We see in Figure 11.69 that region (I) is the difference of regions (II) and (III) in Figure 11.69 and Figure 11.69. Therefore, \begin{align} \textrm{Area of (I)} &= \textrm{area of (II)} - \textrm{area of (III)}\notag\\ &=\frac12\int_{-\pi/3}^{\pi/3} (2\cos \theta)^2\, d\theta - \frac12\int_{-\pi/3}^{\pi/3} (1)^2\, d\theta\notag\\ &=\frac12 \int_{-\pi/3}^{\pi/3} (4\cos^2 \theta-1)\, d\theta =\frac12 \int_{-\pi/3}^{\pi/3} (2\cos2\theta+1)\,d\theta\tag{6} \\ &= \frac12(\sin2\theta + \theta)\bigg|_{-\pi/3}^{\pi/3} = \frac{\sqrt{3}}2+\frac{\pi}3\notag \end{align}

REMINDER

In Eq. (6), we use the identity \[ \cos^2\theta=\frac12(1+\cos2\theta) \]

We close this section by deriving a formula for arc length in polar coordinates. Observe that a polar curve \(r = f(\theta)\) has a parametrization with \(\theta\) as a parameter: \[ x = r\cos\theta = f(\theta)\cos\theta,\qquad y = r\sin\theta = f(\theta)\sin\theta \]

Using a prime to denote the derivative with respect to \(\theta\), we have \begin{align*} x'(\theta)= \frac{dx}{d\theta} =-f(\theta)\sin\theta + f'(\theta)\cos\theta\\ y'(\theta) = \frac{dy}{d\theta} = f(\theta)\cos\theta+f'(\theta)\sin\theta \end{align*}

Recall from Section 11.2 that arc length is obtained by integrating \({\sqrt{x'(\theta)^2 + y'(\theta)^2}}\). Straightforward algebra shows that \({x'(\theta)^2 + y'(\theta)^2 = f(\theta)^2 + f'(\theta)^2}\), and thus \begin{equation} \label{12.polar.polararc} \boxed{\bbox[#fef7e5,5pt]{\textrm{Arc length \(s\)} = \int_{\alpha}^{\beta} \sqrt{ f(\theta)^2 + f'(\theta)^2} \, d\theta }}\tag{7} \end{equation}

EXAMPLE 4

Find the total length of the circle \(r = 2a\cos\theta\) for \(a > 0\).

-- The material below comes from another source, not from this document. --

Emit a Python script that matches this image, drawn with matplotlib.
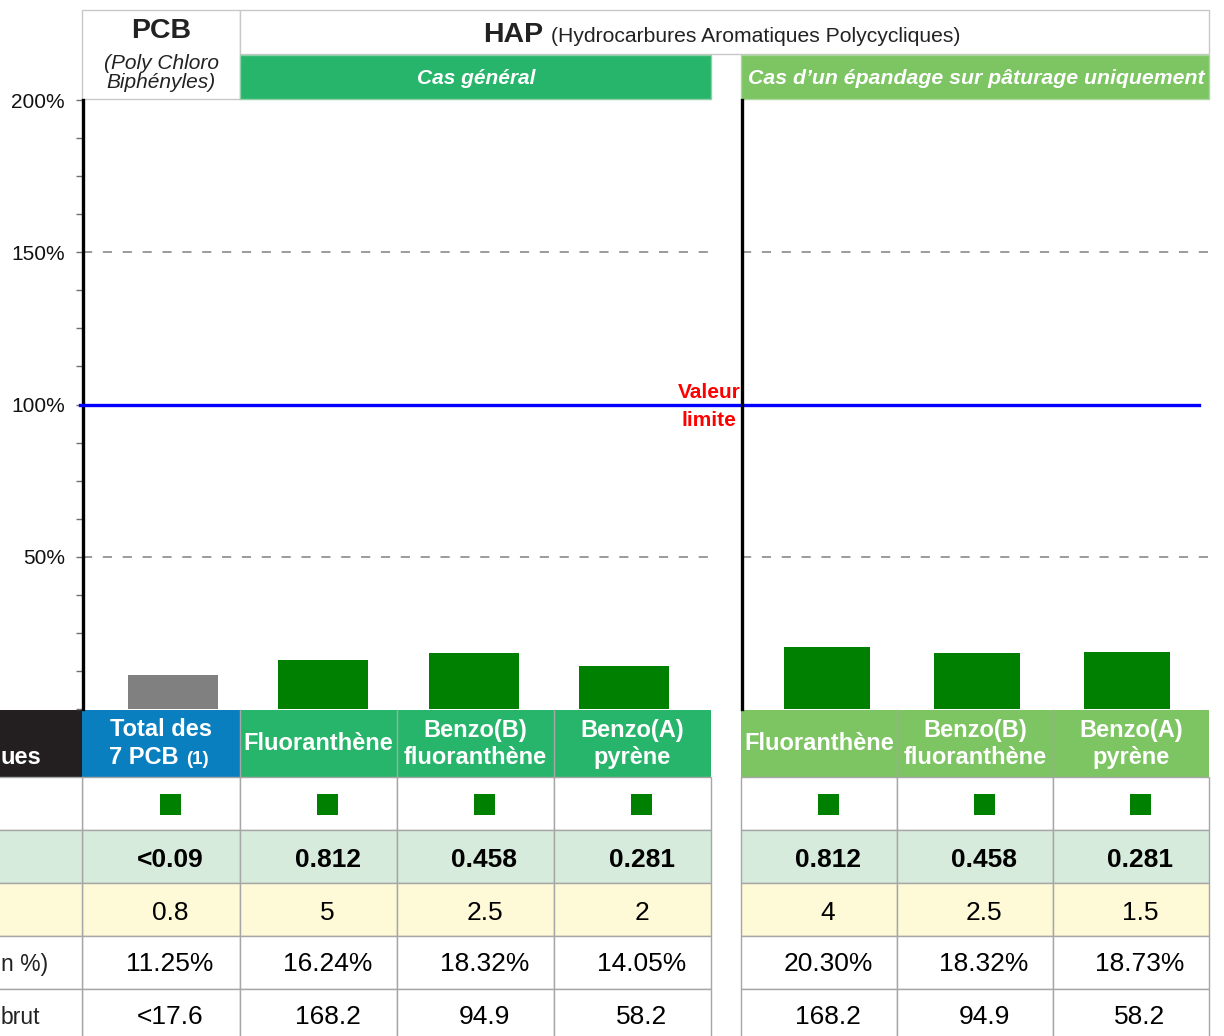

Solution In this case, \(f(\theta) = 2a\cos\theta\) and \[ f(\theta)^2 + f'(\theta)^2 = 4a^2\cos^2 \theta + 4a^2\sin^2 \theta = 4a^2 \]

The total length of this circle of radius \(a\) has the expected value: \[ \int_0^{\pi} \sqrt{f(\theta)^2 + f'(\theta)^2} \, d\theta = \int_0^{\pi} (2a)\, d\theta = 2\pi a \]

Note that the upper limit of integration is \(\pi\) rather than \(2\pi\) because the entire circle is traced out as \(\theta\) varies from \(0\) to \(\pi\) (see Figure 11.70).

Figure 11.70: Graph of \(r = 2a\cos\theta\).